Combining IoT, gaming technology and cloud for effective real-time data centre monitoring
Fri 30 Sep 2016

Dr. Stu Redshaw, CTO at critical facilities software and sensors company EkkoSense, proposes a winning combination for improving real-time monitoring and risk management in the data centre…
We have witnessed significant improvements in data centre risk management over the last few years. Data centres today are critical IT and business assets, and interruptions to service are increasingly hard to tolerate, particularly with most centres now functioning as the heart of the extended enterprise. Downtime quite simply costs too much, so what can operators actually do to reduce their risk exposure?
While the average utilisation of cooling equipment remains very low, thermal problems such as IT equipment overheating are still the root cause of around 29% of unplanned data centre outages. This is unsustainable, both from an economic and environmental perspective. Perhaps the best way that data centre managers can manage this risk is to make sure that the right levels of expensive cold air are applied exactly where they need to be – keeping critical IT systems at the right temperature – and not anywhere else.
With the technology available today, why are we settling for anything other than real-time reporting?
There are lots of methods available for monitoring thermal efficiency and performance – and in turn reducing risk to our data centres. Until recently though the industry primarily relied on historical data reports to manage thermal risk levels – requiring in-depth post-event analysis, and failing to address issues as they emerge.
When a risk or inefficiency of over or under-cooling is at last identified, it’s fair to say that data centre teams are probably acting far too late – particularly given the time taken to generate and analyse these reports. With luck, the only real casualty from over or under-cooling, are the increased energy costs. However, things become much more serious if the thermal issue has caused a full outage – perhaps even immobilising a critical part of your business.
It’s obvious that the quicker we receive the information, the faster we can make those adjustments. Speed of access to this information has to be key to a solution. With the technology available today, why are we settling for anything other than real-time reporting?

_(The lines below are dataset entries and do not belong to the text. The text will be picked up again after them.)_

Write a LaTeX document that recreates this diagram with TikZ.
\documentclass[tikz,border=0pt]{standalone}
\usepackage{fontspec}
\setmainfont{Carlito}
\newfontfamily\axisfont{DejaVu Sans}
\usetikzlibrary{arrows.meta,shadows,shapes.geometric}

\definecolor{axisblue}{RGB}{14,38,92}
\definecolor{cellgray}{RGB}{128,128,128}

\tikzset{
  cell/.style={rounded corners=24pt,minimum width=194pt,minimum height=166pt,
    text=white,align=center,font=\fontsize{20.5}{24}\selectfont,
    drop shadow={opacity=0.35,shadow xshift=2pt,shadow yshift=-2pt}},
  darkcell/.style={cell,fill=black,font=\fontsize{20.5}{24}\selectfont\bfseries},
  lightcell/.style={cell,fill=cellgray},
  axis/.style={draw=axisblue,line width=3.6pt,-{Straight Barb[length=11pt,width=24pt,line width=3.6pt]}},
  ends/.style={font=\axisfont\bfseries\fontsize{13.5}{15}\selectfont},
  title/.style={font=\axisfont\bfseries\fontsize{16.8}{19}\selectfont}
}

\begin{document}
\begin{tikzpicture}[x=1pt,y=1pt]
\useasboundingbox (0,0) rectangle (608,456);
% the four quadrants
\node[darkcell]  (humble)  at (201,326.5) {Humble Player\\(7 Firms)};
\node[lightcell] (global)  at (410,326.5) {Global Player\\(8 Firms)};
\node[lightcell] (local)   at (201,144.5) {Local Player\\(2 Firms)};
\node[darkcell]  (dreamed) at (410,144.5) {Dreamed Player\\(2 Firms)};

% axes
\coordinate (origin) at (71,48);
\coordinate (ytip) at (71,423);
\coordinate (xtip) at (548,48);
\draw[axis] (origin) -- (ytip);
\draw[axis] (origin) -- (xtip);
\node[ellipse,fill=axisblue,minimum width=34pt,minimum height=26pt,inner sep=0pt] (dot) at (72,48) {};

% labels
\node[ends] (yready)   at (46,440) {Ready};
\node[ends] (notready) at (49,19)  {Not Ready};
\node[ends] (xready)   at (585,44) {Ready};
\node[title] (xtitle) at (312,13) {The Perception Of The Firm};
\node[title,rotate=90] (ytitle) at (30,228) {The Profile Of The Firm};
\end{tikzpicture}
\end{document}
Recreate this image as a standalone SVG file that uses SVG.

Combining three key technologies for real-time responsiveness
By combining Internet of Things (IoT) expertise, the latest 3D visualisation gaming technology, and cloud responsiveness levels, real-time monitoring is indeed now possible and early deployments are already up and running with impressive business benefits. Should we now be considering real-time monitoring as the de facto early warning standard for thermal optimisation?
Potentially business critical issues can now be identified quickly and easily, enabling remedial action to be provided in near real-time
A more structured, end-to-end and proactive approach to the cooling challenge – one that works directly to reduce thermal risk in real-time, while at the same time helping organisations to unlock significant energy savings and release further data centre capacity, seems like a constructive development.

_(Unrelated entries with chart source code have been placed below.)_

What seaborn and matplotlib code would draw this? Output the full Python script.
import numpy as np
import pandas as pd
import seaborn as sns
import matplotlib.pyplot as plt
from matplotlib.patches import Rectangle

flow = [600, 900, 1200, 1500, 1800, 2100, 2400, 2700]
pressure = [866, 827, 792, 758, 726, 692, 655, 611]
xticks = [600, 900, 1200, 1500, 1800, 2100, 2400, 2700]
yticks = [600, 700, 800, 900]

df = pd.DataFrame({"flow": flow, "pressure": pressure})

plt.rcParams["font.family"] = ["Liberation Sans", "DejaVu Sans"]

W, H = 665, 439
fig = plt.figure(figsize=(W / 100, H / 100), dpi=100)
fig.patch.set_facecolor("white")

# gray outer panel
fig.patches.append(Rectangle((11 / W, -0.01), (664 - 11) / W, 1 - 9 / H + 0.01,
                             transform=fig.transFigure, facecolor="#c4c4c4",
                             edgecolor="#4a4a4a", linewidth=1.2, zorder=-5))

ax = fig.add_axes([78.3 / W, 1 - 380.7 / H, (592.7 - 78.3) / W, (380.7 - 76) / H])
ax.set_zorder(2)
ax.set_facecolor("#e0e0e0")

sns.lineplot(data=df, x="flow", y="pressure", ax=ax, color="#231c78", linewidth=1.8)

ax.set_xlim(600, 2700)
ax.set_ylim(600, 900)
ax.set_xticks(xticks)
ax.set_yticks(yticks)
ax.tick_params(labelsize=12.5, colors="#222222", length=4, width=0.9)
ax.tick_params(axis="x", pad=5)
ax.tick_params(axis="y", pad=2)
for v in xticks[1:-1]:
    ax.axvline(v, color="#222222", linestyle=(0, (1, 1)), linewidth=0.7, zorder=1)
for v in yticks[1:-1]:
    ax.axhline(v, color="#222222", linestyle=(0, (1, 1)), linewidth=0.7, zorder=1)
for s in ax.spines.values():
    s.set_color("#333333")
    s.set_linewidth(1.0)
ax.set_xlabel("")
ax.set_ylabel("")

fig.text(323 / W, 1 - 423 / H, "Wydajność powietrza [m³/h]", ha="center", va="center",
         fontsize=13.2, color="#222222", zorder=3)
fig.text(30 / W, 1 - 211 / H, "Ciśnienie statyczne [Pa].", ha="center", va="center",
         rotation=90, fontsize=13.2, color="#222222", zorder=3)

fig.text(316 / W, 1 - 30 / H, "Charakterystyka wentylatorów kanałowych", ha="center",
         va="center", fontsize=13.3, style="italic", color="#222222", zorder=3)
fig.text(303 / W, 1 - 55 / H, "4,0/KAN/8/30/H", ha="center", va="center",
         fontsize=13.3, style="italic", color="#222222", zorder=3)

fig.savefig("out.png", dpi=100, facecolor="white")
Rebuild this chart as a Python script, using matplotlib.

The latest approaches I’ve seen in action use an IoT approach that is very quick to install, provides immediate readings and can be fitted to any cooling unit in minutes allowing operators to monitor thermal instabilities right across the data centre.
It’s perhaps surprising how long our industry has tolerated simplistic tick-box data centre performance monitoring, particularly as we’re increasingly tasked with optimising the performance of some of the most business-critical data resources in the world. That’s why I’m increasingly of the view that the creation of real-time 3D representations of how data centres are performing in terms of hot and cold spots should now be part of our industry best practice.
This kind of true 3D approach really enables data centre managers to quickly recognise any potential problem areas – and then drill down, to an accuracy of a square metre, to highlight specific instances of over or under cooling.
These potentially business critical issues can now be identified quickly and easily, enabling remedial action to be provided in near real-time. Having access to this level of insight, will not only reduce data centre thermal risk significantly but also deliver business benefits in terms of better control of energy bills as well as increased capacity.
Turning complex real-time data into actionable information
The introduction of 3D software and IoT sensor-based strategy to manage the real-time state of a data centre provides operators with a holistic view of both their data centre environment’s physical and thermal dynamics. For the first time, data centre operators and owners are now able to visualise their own critical infrastructure data centre cold and hot spots in true real-time 3D.
This innovative approach clearly shows where organisations are either under-cooling or over-cooling now – not yesterday, last week or last month – in real-time. Being able to identify hot and cold spots in real-time also means that you can move quickly to resolve issues – not just reducing thermal risk, but also ensuring a direct bottom line benefit through energy cost savings for the business.
This kind of real-time thermal visualisation is set to provide a step-change improvement in terms of data centre risk management. I’ve been talking about this approach in the wider public domain for a few months now and what’s clear is that there is a real enthusiasm for the ability to visualise data centre risk real-time in 3D – contrasting completely with traditional monitoring approaches. Early deployments of this 3D real-time model across a number of consultancy engagements have already resulted in impressive results. One leading European data centre alone has achieved a 32% reduction in cooling energy! Watch this space.